» **Given data**
(begin)
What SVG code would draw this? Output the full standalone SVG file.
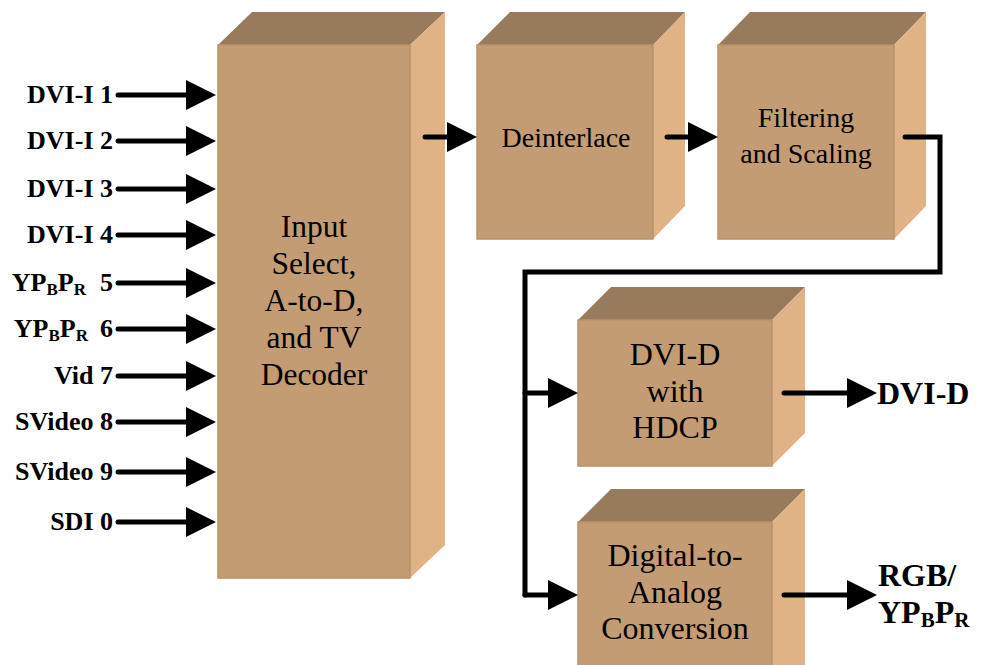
(end)
(begin)
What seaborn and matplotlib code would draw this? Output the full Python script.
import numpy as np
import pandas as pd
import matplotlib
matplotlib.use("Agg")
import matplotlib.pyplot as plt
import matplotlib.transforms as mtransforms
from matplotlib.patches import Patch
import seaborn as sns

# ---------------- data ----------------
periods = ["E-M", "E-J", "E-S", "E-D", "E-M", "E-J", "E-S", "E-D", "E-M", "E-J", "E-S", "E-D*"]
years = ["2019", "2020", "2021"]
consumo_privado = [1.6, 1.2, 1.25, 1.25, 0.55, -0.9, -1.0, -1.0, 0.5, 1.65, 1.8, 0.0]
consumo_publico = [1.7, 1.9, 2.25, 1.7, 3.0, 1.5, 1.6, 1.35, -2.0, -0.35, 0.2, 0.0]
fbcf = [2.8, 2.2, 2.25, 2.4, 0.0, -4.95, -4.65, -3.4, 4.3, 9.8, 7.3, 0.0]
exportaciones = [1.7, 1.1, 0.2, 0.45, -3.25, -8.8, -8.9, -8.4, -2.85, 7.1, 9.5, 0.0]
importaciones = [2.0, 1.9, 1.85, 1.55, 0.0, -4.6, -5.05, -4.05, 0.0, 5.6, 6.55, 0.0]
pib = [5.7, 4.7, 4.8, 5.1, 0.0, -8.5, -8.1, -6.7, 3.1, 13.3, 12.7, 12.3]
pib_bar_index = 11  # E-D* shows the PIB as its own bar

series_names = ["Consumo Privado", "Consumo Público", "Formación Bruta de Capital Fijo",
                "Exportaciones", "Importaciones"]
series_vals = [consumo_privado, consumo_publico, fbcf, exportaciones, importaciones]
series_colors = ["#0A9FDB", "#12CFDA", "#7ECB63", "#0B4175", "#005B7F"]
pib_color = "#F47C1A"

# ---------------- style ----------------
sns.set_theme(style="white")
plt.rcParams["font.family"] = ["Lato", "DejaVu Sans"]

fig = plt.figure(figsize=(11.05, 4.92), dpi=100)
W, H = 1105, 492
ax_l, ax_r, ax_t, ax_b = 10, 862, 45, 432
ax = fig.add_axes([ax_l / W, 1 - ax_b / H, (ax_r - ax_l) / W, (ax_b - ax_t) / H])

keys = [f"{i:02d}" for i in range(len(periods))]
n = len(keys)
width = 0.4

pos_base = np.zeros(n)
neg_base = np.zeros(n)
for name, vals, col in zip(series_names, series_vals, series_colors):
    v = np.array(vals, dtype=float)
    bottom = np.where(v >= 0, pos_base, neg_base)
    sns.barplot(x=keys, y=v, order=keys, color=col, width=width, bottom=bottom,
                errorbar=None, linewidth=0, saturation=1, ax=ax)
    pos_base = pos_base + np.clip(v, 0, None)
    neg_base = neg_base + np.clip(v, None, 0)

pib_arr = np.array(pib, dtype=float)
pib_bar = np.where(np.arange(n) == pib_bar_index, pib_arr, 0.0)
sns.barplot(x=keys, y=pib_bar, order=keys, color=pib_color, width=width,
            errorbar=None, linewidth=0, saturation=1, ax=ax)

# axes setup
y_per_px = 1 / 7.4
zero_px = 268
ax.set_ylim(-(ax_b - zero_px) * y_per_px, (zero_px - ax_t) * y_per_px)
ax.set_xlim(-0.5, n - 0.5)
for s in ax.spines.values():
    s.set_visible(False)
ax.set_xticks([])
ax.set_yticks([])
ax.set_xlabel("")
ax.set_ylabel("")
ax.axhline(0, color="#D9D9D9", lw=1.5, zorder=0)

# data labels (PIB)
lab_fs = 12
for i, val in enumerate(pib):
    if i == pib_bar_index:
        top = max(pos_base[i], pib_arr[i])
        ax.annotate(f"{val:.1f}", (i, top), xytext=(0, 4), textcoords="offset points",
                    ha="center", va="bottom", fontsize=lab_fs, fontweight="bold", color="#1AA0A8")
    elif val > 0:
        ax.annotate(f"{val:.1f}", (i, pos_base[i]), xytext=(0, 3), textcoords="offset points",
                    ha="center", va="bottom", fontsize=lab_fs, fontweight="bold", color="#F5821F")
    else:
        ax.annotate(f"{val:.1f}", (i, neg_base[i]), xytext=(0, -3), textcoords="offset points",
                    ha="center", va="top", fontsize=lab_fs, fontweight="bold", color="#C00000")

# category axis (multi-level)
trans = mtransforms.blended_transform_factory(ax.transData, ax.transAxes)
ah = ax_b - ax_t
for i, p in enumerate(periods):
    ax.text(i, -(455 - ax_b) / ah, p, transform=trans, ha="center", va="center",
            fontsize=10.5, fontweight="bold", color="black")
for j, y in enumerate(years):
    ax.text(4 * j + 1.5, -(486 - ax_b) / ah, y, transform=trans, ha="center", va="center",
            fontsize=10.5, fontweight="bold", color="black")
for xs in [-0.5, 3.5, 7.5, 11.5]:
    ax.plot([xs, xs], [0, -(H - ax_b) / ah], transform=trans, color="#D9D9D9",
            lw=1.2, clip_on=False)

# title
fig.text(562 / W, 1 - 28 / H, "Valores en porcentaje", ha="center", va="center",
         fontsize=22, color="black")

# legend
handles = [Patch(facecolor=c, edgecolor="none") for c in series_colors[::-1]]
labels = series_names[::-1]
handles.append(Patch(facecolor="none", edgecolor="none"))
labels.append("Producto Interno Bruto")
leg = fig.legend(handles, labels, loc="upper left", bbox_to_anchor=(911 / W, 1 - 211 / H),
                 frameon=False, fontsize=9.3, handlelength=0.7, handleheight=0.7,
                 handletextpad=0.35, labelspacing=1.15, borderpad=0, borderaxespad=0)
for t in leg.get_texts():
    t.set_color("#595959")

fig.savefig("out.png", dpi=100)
(end)
Only the lines from the line with "What seaborn and" to the line with "import seaborn as sns", inclusive, are to be printed, exactly as they appear.

What seaborn and matplotlib code would draw this? Output the full Python script.
import numpy as np
import pandas as pd
import matplotlib
matplotlib.use("Agg")
import matplotlib.pyplot as plt
import matplotlib.transforms as mtransforms
from matplotlib.patches import Patch
import seaborn as sns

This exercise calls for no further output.